### PROVIDED DATA:
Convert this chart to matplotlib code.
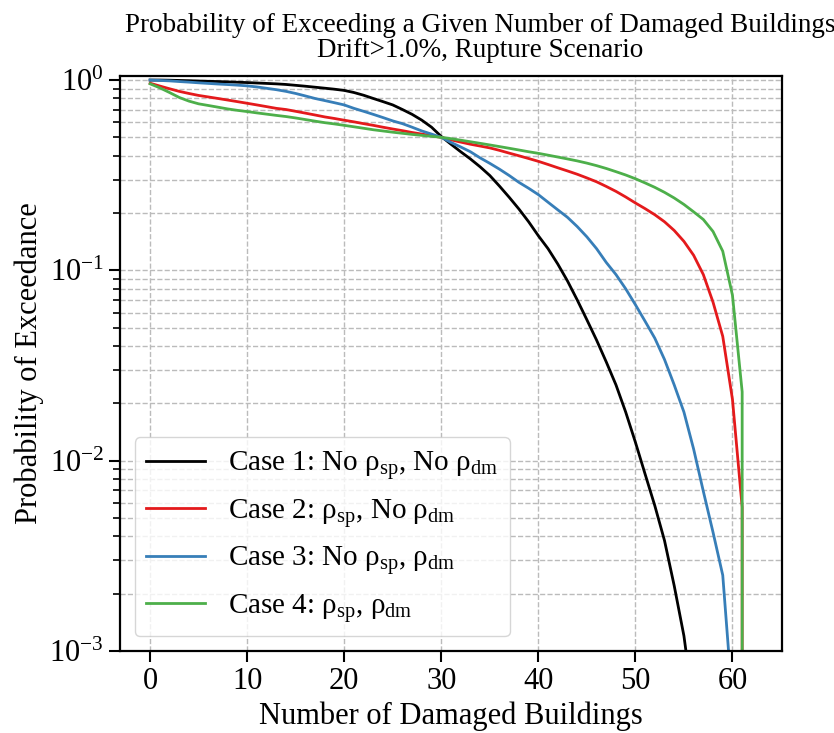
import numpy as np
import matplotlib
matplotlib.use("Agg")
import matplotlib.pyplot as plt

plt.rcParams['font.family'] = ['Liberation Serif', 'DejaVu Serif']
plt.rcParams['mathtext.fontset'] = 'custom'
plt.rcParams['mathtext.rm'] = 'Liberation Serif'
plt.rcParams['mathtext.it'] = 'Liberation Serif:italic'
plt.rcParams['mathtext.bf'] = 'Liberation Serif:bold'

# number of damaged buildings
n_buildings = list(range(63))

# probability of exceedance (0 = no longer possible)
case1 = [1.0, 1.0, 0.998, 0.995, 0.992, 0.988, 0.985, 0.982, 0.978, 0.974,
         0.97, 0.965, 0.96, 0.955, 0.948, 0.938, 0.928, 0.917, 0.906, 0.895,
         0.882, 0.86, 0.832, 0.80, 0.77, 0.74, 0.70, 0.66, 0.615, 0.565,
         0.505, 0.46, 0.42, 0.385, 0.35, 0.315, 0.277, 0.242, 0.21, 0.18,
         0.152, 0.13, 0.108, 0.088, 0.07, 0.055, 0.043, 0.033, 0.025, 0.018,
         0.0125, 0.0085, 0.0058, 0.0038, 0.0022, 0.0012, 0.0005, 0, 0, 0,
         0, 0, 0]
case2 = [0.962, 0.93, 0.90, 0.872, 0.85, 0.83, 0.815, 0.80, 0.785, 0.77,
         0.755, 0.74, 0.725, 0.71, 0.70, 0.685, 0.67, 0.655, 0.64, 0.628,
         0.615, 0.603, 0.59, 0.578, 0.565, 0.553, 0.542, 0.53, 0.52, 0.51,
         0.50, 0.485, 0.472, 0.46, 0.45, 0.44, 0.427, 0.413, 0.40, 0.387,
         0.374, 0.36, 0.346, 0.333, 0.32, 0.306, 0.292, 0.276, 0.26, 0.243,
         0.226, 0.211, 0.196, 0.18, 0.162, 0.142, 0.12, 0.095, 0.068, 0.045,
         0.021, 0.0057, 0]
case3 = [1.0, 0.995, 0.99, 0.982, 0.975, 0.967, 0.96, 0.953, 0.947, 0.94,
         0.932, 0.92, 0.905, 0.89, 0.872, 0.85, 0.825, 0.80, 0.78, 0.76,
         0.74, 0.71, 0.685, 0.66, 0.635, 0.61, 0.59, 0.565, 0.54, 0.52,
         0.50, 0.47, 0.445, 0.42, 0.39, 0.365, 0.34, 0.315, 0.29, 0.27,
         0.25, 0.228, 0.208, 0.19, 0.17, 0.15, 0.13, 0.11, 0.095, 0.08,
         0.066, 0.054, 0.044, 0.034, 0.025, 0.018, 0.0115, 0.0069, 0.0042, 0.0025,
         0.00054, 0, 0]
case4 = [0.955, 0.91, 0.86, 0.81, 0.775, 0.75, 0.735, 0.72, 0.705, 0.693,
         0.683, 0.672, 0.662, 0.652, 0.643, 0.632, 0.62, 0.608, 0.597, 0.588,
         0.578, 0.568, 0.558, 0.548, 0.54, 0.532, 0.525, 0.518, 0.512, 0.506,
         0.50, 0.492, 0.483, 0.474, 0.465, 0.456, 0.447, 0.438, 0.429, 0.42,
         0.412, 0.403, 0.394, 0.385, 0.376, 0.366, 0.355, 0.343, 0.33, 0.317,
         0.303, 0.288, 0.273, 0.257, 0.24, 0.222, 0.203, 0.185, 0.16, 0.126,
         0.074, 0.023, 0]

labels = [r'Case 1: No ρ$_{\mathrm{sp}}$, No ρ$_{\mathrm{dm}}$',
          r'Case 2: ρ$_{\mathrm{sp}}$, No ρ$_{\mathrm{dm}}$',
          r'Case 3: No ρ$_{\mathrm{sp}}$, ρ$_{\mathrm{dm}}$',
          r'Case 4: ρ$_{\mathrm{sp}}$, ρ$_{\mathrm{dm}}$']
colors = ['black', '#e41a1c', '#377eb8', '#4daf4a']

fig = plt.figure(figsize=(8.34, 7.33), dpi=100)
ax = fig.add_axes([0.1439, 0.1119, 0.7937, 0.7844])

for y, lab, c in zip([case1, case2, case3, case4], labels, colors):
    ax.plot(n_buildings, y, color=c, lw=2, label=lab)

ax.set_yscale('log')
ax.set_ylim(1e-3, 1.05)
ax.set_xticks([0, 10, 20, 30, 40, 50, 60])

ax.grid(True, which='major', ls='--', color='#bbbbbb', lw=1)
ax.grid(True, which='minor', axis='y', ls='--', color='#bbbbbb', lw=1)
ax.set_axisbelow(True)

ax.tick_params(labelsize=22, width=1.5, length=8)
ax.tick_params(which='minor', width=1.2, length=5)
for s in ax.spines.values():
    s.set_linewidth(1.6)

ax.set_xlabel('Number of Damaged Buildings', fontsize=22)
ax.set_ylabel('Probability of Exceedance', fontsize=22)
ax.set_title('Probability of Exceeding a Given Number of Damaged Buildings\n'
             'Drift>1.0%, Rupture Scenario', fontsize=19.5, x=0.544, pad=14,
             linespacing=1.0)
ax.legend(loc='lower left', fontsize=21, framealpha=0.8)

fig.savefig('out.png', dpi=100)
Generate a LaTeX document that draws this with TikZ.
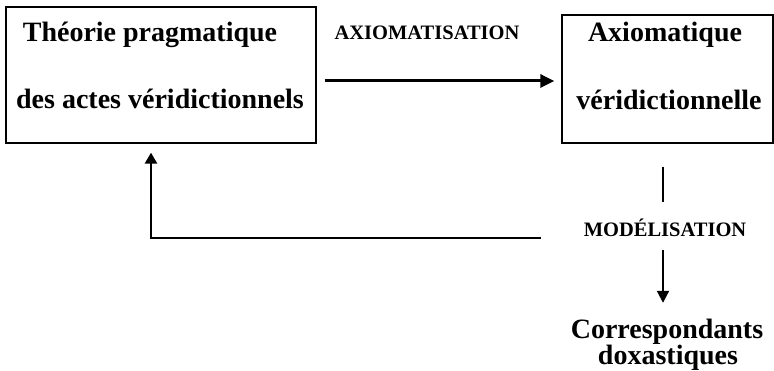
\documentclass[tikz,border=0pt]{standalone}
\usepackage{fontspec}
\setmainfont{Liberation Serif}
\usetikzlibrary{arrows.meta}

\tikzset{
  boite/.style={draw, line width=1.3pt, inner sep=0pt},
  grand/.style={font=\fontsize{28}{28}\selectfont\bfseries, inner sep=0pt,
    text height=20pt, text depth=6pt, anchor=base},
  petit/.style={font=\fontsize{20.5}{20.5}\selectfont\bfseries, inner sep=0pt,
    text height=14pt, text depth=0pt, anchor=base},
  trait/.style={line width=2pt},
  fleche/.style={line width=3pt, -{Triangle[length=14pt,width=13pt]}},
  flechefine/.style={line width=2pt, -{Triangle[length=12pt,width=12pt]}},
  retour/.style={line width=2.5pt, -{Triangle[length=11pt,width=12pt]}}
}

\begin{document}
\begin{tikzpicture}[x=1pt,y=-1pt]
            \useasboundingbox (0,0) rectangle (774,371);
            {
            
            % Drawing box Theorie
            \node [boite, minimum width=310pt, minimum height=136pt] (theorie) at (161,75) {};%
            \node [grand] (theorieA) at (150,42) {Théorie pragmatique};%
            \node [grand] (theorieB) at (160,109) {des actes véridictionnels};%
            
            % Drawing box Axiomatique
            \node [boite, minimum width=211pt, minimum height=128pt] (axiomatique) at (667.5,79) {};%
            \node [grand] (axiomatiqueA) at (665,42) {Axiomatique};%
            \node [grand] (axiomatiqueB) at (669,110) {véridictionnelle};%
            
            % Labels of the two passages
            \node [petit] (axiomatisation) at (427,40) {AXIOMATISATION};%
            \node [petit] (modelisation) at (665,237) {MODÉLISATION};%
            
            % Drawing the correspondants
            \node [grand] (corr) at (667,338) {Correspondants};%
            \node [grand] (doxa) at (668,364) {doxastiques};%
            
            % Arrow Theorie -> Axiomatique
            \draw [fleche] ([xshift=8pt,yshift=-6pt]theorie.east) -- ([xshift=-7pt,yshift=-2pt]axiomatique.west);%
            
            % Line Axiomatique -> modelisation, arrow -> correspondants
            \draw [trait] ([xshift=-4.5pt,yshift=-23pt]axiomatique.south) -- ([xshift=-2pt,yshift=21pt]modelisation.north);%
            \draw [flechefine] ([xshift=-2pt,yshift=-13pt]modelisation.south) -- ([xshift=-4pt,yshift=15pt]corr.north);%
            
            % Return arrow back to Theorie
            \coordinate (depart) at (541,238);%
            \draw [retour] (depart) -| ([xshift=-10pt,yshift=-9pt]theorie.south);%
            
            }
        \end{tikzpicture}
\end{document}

### WHAT NEEDS TO BE DONE:
Skip the pictures and quote each line of the entries above, from the first through the line with "import matplotlib.pyplot as plt", exactly as it appears.

### SOLUTION FOR THIS TASK:
Convert this chart to matplotlib code.
import numpy as np
import matplotlib
matplotlib.use("Agg")
import matplotlib.pyplot as plt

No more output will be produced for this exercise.